Так с непереносимой, жгучей обидой, с гневом, распиравшим горло, думал Каржавин-старший, напрочь перечеркнув то, в чем, прежде себе признавался: все претерпел и все терпит не токмо ради сына, а ради себя. Но сейчас, когда сын, не потупливаясь, в бунте своем, в молодой гордыне своей смотрел на отца, на отцовские седины, Василий Никитич слова ронял, будто бабу-снаряд на сваю: из-за тебя, из-за тебя в кабале… "Батюшка, милый батюшка", вдруг прерывисто выдохнул Федор и об лился слезами. Впервые так пронзительно вообразилось все, пережитое отцом в зловещей крепости Петра и Павла.

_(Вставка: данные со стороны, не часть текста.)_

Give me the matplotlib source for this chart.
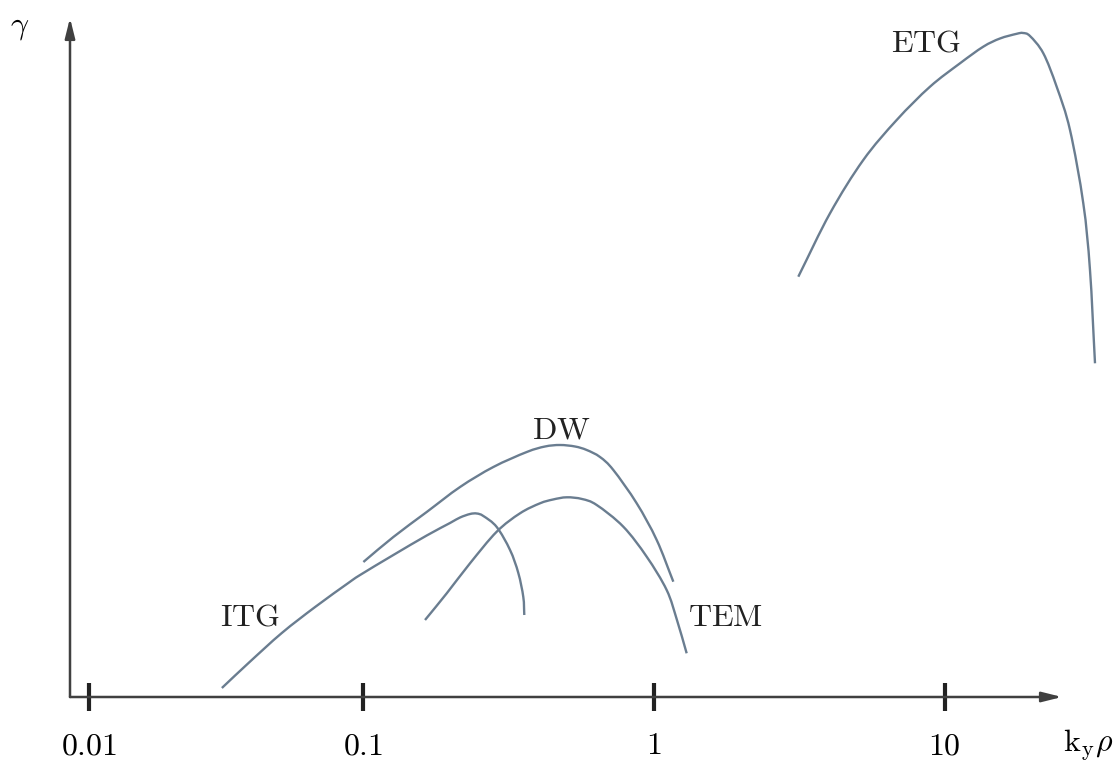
import numpy as np
import matplotlib
matplotlib.use("Agg")
import matplotlib.pyplot as plt
from matplotlib.path import Path
from matplotlib.patches import PathPatch

plt.rcParams["mathtext.fontset"] = "cm"

# Growth-rate branches (arbitrary units) versus k_y rho
itg_k = [0.0328, 0.0405, 0.0527, 0.0686, 0.0892, 0.0979, 0.1274, 0.1659, 0.1995,
         0.2160, 0.2337, 0.2465, 0.2597, 0.2887, 0.3208, 0.3425, 0.3563, 0.3591]
itg_gamma = [0.09, 0.34, 0.64, 0.90, 1.14, 1.22, 1.42, 1.615, 1.74,
             1.795, 1.83, 1.835, 1.81, 1.70, 1.47, 1.24, 1.00, 0.82]

dw_k = [0.1005, 0.1274, 0.1659, 0.2160, 0.2811, 0.3662, 0.4231, 0.4764, 0.5365,
        0.5885, 0.6538, 0.7265, 0.8741, 1.024, 1.168]
dw_gamma = [1.35, 1.60, 1.85, 2.10, 2.30, 2.45, 2.505, 2.52, 2.505,
            2.47, 2.40, 2.27, 1.937, 1.57, 1.153]

tem_k = [0.1637, 0.1944, 0.2337, 0.2887, 0.3472, 0.4067, 0.4508, 0.5024, 0.5670,
         0.6369, 0.7862, 0.9460, 1.108, 1.202, 1.298]
tem_gamma = [0.77, 1.037, 1.337, 1.653, 1.837, 1.937, 1.975, 1.997, 1.98,
             1.92, 1.703, 1.403, 1.07, 0.77, 0.437]

etg_k = [3.140, 4.036, 5.252, 6.841, 8.904, 11.29, 13.57, 15.49, 17.68, 18.58,
         19.64, 21.83, 24.26, 26.96, 29.95, 31.58, 32.86]
etg_gamma = [4.203, 4.837, 5.37, 5.77, 6.103, 6.337, 6.503, 6.585, 6.632, 6.64,
             6.61, 6.437, 6.103, 5.67, 4.937, 4.27, 3.337]

tick_values = [0.0115, 0.1, 1, 10]
tick_labels = ["0.01", "0.1", "1", "10"]

branch_names = ["ITG", "DW", "TEM", "ETG"]
label_k = [0.041, 0.48, 1.77, 8.63]
label_gamma = [0.80, 2.67, 0.80, 6.54]

line_color = "#6a7d90"
axis_color = "#404040"


def smooth_branch(k, g):
    """Catmull-Rom curve through the points, built in log10(k) space."""
    lx = np.log10(np.asarray(k, float))
    y = np.asarray(g, float)
    px = np.concatenate([[2 * lx[0] - lx[1]], lx, [2 * lx[-1] - lx[-2]]])
    py = np.concatenate([[2 * y[0] - y[1]], y, [2 * y[-1] - y[-2]]])
    verts = [(lx[0], y[0])]
    codes = [Path.MOVETO]
    for i in range(1, len(px) - 2):
        c1 = (px[i] + (px[i + 1] - px[i - 1]) / 6, py[i] + (py[i + 1] - py[i - 1]) / 6)
        c2 = (px[i + 1] - (px[i + 2] - px[i]) / 6, py[i + 1] - (py[i + 2] - py[i]) / 6)
        verts += [c1, c2, (px[i + 1], py[i + 1])]
        codes += [Path.CURVE4] * 3
    verts = [(10 ** vx, vy) for vx, vy in verts]
    return Path(verts, codes)


fig = plt.figure(figsize=(11.16, 7.68), dpi=100)
ax = fig.add_axes([70 / 1116, 71 / 768, 1046 / 1116, 679 / 768])
ax.set_xscale("log")
xmin, xmax = 0.00986, 38.8
ax.set_xlim(xmin, xmax)
ax.set_ylim(0, 6.79)

for k, g in [(itg_k, itg_gamma), (dw_k, dw_gamma), (tem_k, tem_gamma), (etg_k, etg_gamma)]:
    ax.add_patch(PathPatch(smooth_branch(k, g), facecolor="none", edgecolor=line_color,
                           lw=1.7, capstyle="butt", joinstyle="round", clip_on=False))

for name, k, g in zip(branch_names, label_k, label_gamma):
    ax.text(k, g, r"$\mathrm{%s}$" % name, fontsize=23, ha="center", va="center", color="#222222")

for s in ax.spines.values():
    s.set_visible(False)

arrow = dict(arrowstyle="-|>,head_length=0.6,head_width=0.15", color=axis_color,
             lw=1.8, shrinkA=0, shrinkB=0, mutation_scale=20)
ax.annotate("", xy=(25.3, 0), xytext=(xmin, 0), arrowprops=arrow, annotation_clip=False)
ax.annotate("", xy=(xmin, 6.79), xytext=(xmin, 0), arrowprops=arrow, annotation_clip=False)

ax.set_xticks(tick_values)
ax.set_xticklabels([r"$%s$" % t for t in tick_labels], fontsize=23)
ax.minorticks_off()
ax.tick_params(axis="x", direction="inout", length=20, width=3, color="#222222", pad=14)
ax.set_yticks([])

fig.text(20 / 1116, 1 - 26 / 768, r"$\gamma$", fontsize=23, ha="center", va="center")
fig.text(1088 / 1116, 1 - 745 / 768, r"$\mathrm{k}_\mathrm{y}\rho$", fontsize=23, ha="center", va="center")

fig.savefig("out.png", dpi=100, facecolor="white")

Без вины виноватость гнет подчас сильнее вины. Клонясь долу, клонился Федор к смиренью. А дядюшка Ерофей правоты за Каржавиным-старшим не усматривал. Когда он, Ерофей, заеденный парижской нуждой, едва не наложил на себя руки, Василий Никитич отписал, усмехаясь: в тебе, Ероня, страсти сильнее рассудка. Так ли, нет, да вот он-то, Ерофей, никого никогда не неволил. Федя ж в капкан попал, бьется, бедненький. А ведь не скажешь так: друг мой Теодор, батюшка и с тебя желает получать проценты, ты ему вроде капитала о двух ногах, перестань терзаться, у каждого своя стезя, не зарывай талант в мешок с деньгами… Не скажешь, а надо бы. Ерофей Никитич отводил глаза. И молчаньем своим выпрямил он племянника. Ну нет, тысячу раз нет, не станет конфидентом отца своего, не нужен Федору телец златой.